* Information provided
★ ★ ★ ★ ★

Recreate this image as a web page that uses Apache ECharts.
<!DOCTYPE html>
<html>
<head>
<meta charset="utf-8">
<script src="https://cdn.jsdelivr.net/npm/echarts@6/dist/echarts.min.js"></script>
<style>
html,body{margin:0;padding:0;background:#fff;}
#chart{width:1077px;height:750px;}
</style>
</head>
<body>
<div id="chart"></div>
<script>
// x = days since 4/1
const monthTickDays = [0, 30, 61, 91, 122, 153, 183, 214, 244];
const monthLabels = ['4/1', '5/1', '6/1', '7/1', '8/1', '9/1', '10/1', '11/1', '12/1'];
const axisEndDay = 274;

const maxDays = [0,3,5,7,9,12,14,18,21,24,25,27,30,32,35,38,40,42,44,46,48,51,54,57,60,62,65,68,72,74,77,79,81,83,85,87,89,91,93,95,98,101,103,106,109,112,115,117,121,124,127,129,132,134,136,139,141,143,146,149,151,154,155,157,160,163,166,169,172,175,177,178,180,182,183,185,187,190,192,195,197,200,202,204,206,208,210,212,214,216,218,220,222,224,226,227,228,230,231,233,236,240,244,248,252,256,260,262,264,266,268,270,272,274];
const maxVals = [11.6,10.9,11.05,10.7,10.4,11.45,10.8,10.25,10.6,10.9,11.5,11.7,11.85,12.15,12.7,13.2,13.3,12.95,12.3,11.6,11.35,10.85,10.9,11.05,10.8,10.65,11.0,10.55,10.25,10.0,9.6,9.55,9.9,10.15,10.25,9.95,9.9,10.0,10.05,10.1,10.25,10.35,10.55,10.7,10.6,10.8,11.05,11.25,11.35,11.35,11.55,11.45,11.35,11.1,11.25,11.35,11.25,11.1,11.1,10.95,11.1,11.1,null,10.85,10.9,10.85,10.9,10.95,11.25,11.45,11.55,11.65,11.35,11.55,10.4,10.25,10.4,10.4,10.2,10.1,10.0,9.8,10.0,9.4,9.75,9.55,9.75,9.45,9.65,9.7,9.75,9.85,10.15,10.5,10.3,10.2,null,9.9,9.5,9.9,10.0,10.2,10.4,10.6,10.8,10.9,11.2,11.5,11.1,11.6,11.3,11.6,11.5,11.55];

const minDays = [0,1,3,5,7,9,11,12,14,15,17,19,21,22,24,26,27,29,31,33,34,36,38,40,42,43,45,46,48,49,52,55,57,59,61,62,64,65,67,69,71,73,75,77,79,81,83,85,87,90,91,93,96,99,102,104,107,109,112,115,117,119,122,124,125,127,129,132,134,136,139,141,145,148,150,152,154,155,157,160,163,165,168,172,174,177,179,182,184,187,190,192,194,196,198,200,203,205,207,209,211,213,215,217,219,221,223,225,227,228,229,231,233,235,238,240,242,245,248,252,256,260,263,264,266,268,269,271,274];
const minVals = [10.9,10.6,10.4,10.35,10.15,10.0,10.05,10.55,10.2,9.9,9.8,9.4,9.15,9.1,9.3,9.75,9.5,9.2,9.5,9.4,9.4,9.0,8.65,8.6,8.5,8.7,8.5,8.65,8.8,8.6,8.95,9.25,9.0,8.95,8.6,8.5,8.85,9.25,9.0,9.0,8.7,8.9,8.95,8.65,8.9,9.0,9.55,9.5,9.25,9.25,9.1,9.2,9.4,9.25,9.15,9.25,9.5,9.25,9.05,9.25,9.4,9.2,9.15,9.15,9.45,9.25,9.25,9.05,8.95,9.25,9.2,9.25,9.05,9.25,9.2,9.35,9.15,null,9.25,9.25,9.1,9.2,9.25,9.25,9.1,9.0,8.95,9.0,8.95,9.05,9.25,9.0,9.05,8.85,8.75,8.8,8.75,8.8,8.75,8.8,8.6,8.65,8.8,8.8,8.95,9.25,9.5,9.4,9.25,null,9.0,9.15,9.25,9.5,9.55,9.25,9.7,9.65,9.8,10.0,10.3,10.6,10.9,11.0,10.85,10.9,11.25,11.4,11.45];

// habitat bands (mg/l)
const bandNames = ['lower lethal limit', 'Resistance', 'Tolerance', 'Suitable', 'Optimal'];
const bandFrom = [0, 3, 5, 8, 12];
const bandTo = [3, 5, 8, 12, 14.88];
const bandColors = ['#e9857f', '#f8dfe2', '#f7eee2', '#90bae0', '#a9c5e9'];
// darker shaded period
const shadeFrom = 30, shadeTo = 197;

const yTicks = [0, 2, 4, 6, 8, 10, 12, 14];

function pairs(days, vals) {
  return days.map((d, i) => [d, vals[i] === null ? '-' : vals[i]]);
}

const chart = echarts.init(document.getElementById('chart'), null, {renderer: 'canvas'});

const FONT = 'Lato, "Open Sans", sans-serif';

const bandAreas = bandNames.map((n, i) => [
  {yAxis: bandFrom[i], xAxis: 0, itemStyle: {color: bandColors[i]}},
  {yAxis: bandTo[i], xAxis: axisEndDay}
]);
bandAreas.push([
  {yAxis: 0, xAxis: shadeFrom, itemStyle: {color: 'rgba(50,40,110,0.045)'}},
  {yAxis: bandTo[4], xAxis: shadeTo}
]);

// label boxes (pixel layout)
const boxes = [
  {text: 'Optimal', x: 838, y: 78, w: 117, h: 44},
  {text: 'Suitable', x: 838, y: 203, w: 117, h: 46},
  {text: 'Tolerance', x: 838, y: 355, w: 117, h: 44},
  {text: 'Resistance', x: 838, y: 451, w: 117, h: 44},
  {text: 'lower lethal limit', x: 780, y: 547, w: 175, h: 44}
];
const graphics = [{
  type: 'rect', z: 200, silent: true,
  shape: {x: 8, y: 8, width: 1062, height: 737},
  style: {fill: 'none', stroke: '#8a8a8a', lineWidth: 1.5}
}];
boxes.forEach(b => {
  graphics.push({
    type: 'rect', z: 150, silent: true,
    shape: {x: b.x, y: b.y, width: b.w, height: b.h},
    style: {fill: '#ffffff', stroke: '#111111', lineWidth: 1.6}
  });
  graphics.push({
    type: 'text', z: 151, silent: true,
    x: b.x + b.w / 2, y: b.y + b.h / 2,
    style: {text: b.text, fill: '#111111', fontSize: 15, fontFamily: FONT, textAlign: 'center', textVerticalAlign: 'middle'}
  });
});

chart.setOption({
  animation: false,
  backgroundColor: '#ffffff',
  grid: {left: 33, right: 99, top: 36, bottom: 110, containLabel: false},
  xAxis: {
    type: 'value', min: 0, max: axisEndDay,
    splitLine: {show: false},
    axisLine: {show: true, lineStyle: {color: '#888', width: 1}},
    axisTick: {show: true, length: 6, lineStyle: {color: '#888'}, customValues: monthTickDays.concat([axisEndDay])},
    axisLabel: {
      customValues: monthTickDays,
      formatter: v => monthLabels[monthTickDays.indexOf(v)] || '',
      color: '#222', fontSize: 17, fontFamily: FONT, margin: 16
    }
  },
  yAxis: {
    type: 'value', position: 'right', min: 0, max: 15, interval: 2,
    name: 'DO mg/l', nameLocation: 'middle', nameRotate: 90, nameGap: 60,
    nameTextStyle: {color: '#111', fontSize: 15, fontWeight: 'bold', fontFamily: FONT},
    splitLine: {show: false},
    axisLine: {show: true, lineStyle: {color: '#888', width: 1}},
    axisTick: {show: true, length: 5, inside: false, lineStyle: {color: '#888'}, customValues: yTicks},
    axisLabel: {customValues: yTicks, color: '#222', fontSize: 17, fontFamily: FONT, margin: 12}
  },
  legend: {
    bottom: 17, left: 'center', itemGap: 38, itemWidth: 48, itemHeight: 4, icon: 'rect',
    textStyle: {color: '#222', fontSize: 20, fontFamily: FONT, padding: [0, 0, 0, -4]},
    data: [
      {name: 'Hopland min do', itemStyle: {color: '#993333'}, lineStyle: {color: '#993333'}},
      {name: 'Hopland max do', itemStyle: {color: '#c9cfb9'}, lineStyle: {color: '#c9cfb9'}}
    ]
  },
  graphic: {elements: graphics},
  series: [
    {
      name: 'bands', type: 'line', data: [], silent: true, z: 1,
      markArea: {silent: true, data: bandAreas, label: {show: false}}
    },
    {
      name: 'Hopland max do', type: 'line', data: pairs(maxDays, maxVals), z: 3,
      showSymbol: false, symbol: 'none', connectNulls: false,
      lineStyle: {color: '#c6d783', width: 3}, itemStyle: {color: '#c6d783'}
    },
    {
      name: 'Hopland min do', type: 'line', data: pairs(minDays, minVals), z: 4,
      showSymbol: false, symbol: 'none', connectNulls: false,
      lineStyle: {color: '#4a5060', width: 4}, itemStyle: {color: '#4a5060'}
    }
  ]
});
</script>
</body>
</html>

★ ★ ★ ★ ★

Retype only the lines running from the top of the listing to the line that holds "const axisEndDay = 274;", both ends included.

Recreate this image as a web page that uses Apache ECharts.
<!DOCTYPE html>
<html>
<head>
<meta charset="utf-8">
<script src="https://cdn.jsdelivr.net/npm/echarts@6/dist/echarts.min.js"></script>
<style>
html,body{margin:0;padding:0;background:#fff;}
#chart{width:1077px;height:750px;}
</style>
</head>
<body>
<div id="chart"></div>
<script>
// x = days since 4/1
const monthTickDays = [0, 30, 61, 91, 122, 153, 183, 214, 244];
const monthLabels = ['4/1', '5/1', '6/1', '7/1', '8/1', '9/1', '10/1', '11/1', '12/1'];
const axisEndDay = 274;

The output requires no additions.